Nobel laureate Liu Xiaobo, one of China’s most prominent political prisoners, died Thursday of multiple organ failure after a battle with liver cancer, according to Chinese officials. He was 61 years old.

The dissident died in Chinese custody days after the government reportedly denied his request to travel overseas for medical treatment. World leaders and supporters advocated for Liu’s release but Beijing officials denied the request, saying Liu was too ill to travel and was already receiving the best possible care. Two Western doctors visited Liu on Sunday and said they believed he could be safely moved for treatment, according to CNN. But officials in Beijing resisted, one telling reporters that “we hope relevant countries will respect China’s judicial sovereignty and not use a so-called individual case to interfere in China’s internal affairs.”

The activist died at the First Hospital of China Medical University with guards nearby, according to government reports.

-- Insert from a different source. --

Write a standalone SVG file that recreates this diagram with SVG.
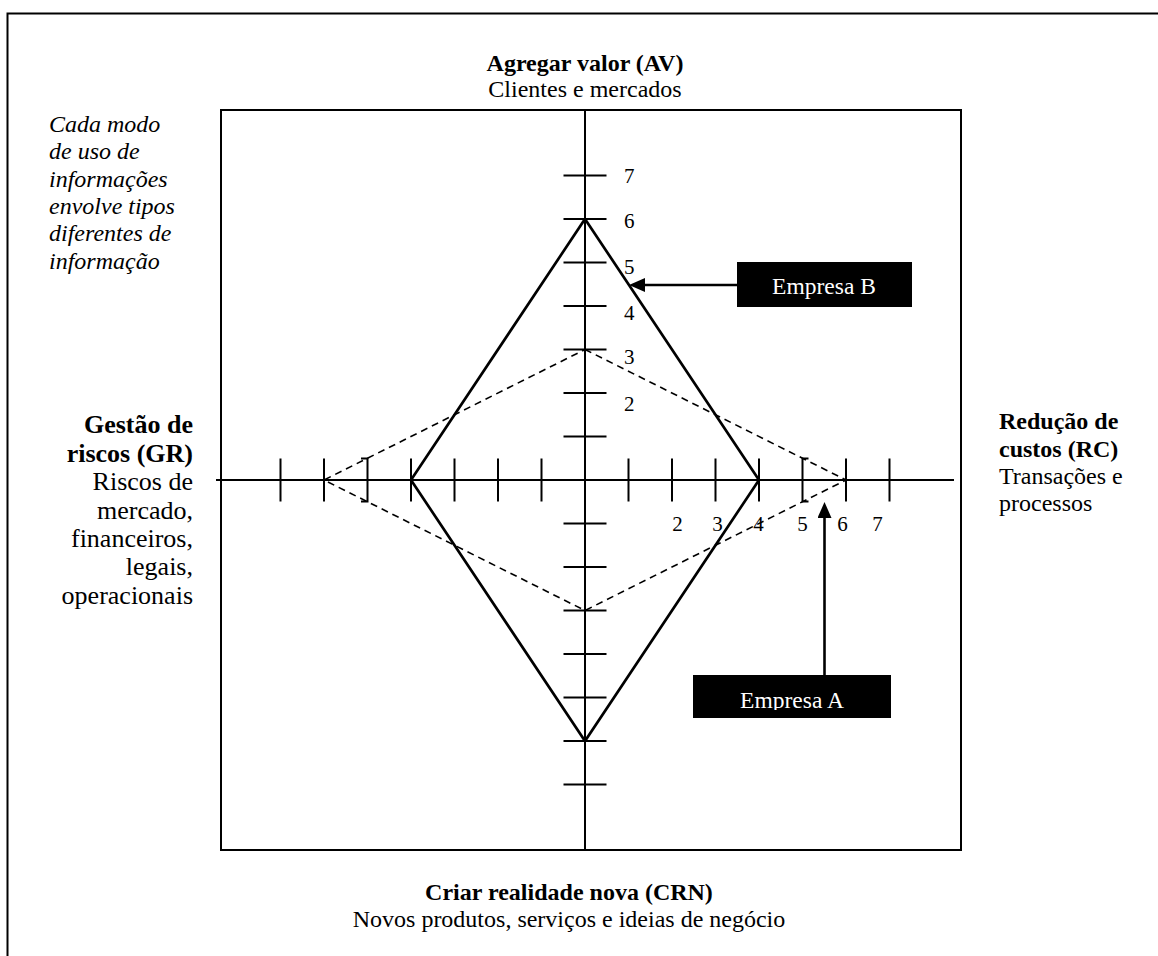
<svg xmlns="http://www.w3.org/2000/svg" width="1158" height="956" viewBox="0 0 1158 956">
<style>
text{font-family:"Liberation Serif","Times New Roman",serif;fill:#000}
.t24{font-size:24px}
.t26{font-size:26px}
.b{font-weight:bold}
.i{font-style:italic}
.dg{font-size:21px}
.ln{stroke:#000;stroke-width:2;fill:none}
.tk{stroke:#000;stroke-width:2;fill:none}
.solid{stroke:#000;stroke-width:2.7;fill:none;stroke-linejoin:miter}
.dash{stroke:#000;stroke-width:1.6;fill:none;stroke-dasharray:7 5}
.box{fill:#000}
.wt{fill:#fff;font-size:23.5px}
.arr{stroke:#000;stroke-width:2.6;fill:none}
</style>
<defs>
<marker id="ah" markerUnits="userSpaceOnUse" markerWidth="16" markerHeight="14" refX="0" refY="7" orient="auto" viewBox="0 0 16 14">
<path d="M0,0 L16,7 L0,14 z" fill="#000"/>
</marker>
<clipPath id="clipA"><rect x="693" y="675" width="198" height="35"/></clipPath>
</defs>
<rect x="0" y="0" width="1158" height="956" fill="#fff"/>
<g id="frame">
<path class="ln" d="M7.5,956 V13.5 H1158"/>
<rect class="ln" x="221" y="110" width="740" height="740"/>
</g>
<g id="axes">
<line class="ln" x1="216" y1="480" x2="954" y2="480"/>
<line class="ln" x1="585" y1="110" x2="585" y2="850"/>
<path class="tk" d="M280.5,458.5V501.5M324,458.5V501.5M361,458.5H367.5V501.5H361M411,458.5V501.5M454.5,458.5V501.5M498,458.5V501.5M541.5,458.5V501.5M628.5,458.5V501.5M672,458.5V501.5M715.5,458.5V501.5M759,458.5V501.5M808.5,458.5H802.5V501.5H808.5M846,458.5V501.5M889.5,458.5V501.5"/>
<path class="tk" d="M563.5,175.5H606.5M563.5,219H606.5M563.5,262.5H606.5M563.5,306H606.5M563.5,349.5H606.5M563.5,393H606.5M563.5,436.5H606.5M563.5,523.5H606.5M563.5,567H606.5M563.5,610.5H606.5M563.5,654H606.5M563.5,697.5H606.5M563.5,741H606.5M563.5,784.5H606.5"/>
<g class="dg">
<text x="624" y="183">7</text>
<text x="624" y="228">6</text>
<text x="624" y="274">5</text>
<text x="624" y="320">4</text>
<text x="624" y="364">3</text>
<text x="624" y="411">2</text>
<text x="677.5" y="531" text-anchor="middle">2</text>
<text x="717.5" y="531" text-anchor="middle">3</text>
<text x="758.5" y="531" text-anchor="middle">4</text>
<text x="802.5" y="531" text-anchor="middle">5</text>
<text x="842.5" y="531" text-anchor="middle">6</text>
<text x="877.5" y="531" text-anchor="middle">7</text>
</g>
</g>
<g id="empresa-B-profile">
<polygon class="solid" points="585,219 759,480 585,741 411,480"/>
</g>
<g id="empresa-A-profile">
<polygon class="dash" points="585,349.5 846,480 585,610.5 324,480"/>
</g>
<g id="label-AV">
<text class="t24 b" x="585" y="71" text-anchor="middle">Agregar valor (AV)</text>
<text class="t24" x="585" y="97" text-anchor="middle">Clientes e mercados</text>
</g>
<g id="label-CRN">
<text class="t24 b" x="569" y="900" text-anchor="middle">Criar realidade nova (CRN)</text>
<text class="t24" x="569" y="927" text-anchor="middle">Novos produtos, serviços e ideias de negócio</text>
</g>
<g id="label-GR" text-anchor="end">
<text class="t26 b" x="193" y="433">Gestão de</text>
<text class="t26 b" x="193" y="462">riscos (GR)</text>
<text class="t26" x="193" y="490">Riscos de</text>
<text class="t26" x="193" y="518.5">mercado,</text>
<text class="t26" x="193" y="547">financeiros,</text>
<text class="t26" x="193" y="575">legais,</text>
<text class="t26" x="193" y="603.5">operacionais</text>
</g>
<g id="label-RC">
<text class="t24 b" x="999" y="429">Redução de</text>
<text class="t24 b" x="999" y="456.5">custos (RC)</text>
<text class="t24" x="999" y="483.5">Transações e</text>
<text class="t24" x="999" y="510.5">processos</text>
</g>
<g id="note">
<text class="t24 i" x="49" y="131.5">Cada modo</text>
<text class="t24 i" x="49" y="159">de uso de</text>
<text class="t24 i" x="49" y="186.5">informações</text>
<text class="t24 i" x="49" y="213.5">envolve tipos</text>
<text class="t24 i" x="49" y="241">diferentes de</text>
<text class="t24 i" x="49" y="268.5">informação</text>
</g>
<g id="empresa-B">
<rect class="box" x="737" y="262" width="175" height="45"/>
<text class="wt" x="824" y="294" text-anchor="middle">Empresa B</text>
</g>
<g id="empresa-A">
<rect class="box" x="693" y="675" width="198" height="43"/>
<text class="wt" x="792" y="708" text-anchor="middle" clip-path="url(#clipA)">Empresa A</text>
</g>
<g id="connectors">
<line class="arr" x1="737" y1="285" x2="645" y2="285" marker-end="url(#ah)"/>
<line class="arr" x1="824.5" y1="675" x2="824.5" y2="518" marker-end="url(#ah)"/>
</g>
</svg>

“After multiple treatments, Liu Xiaobo’s condition continued to deteriorate,” the Bureau of Justice for the northeast Chinese city of Shenyang said in statement. “On July 10 he entered a state of rescue and intensive care, and on July 13 he died due to multiple organ failure after attempts to save him failed.”

Liu was diagnosed with cancer late in late May while serving an 11-year sentence for “inciting subversion of state power” after co-authoring a pro-democracy manifesto, titled “Charter 08.” The document called for more freedom of expression, human rights and an independent judiciary in China.

The activist routinely criticized the Chinese government for its communist, single-party rule, and fought for greater human rights.

Liu was previously imprisoned for 21 months in connection to China’s 1989 Tiananmen Square pro-democracy protests, where he helped negotiate the safe passage of students.

Liu was awarded the Nobel Peace Prize in 2010 while serving during his most recent prison sentence. He is the first Nobel laureate to die in state custody since Carl von Ossietzky in Nazi Germany in 1938, The Guardian reported.

Tributes poured out after news of Liu’s death surfaced. Many of Liu’s supporters also blamed the Chinese government for what they consider to be his premature death.

“The death of Liu Xiaobo today from a virulent cancer contracted while serving an 11-year prison sentence will forever be a black mark marring China’s reputation under international law and global human rights standards,” the free speech advocacy group PEN America said in a statement emailed to the NewsHour.

“[Liu] should never have spent a single day in jail, an injustice made even more tragic by the fact that his cancer was not diagnosed until it reached terminal phase,” Salil Shetty, secretary general at Amnesty International, said in a statement last week.

Human Rights Watch also called out the Chinese government for what it called “arrogance” and “cruelty.”

“But Liu’s struggle for a rights-respecting, democratic China will live on,” Human Rights Watch China Director Sophie Richardson said in a statement.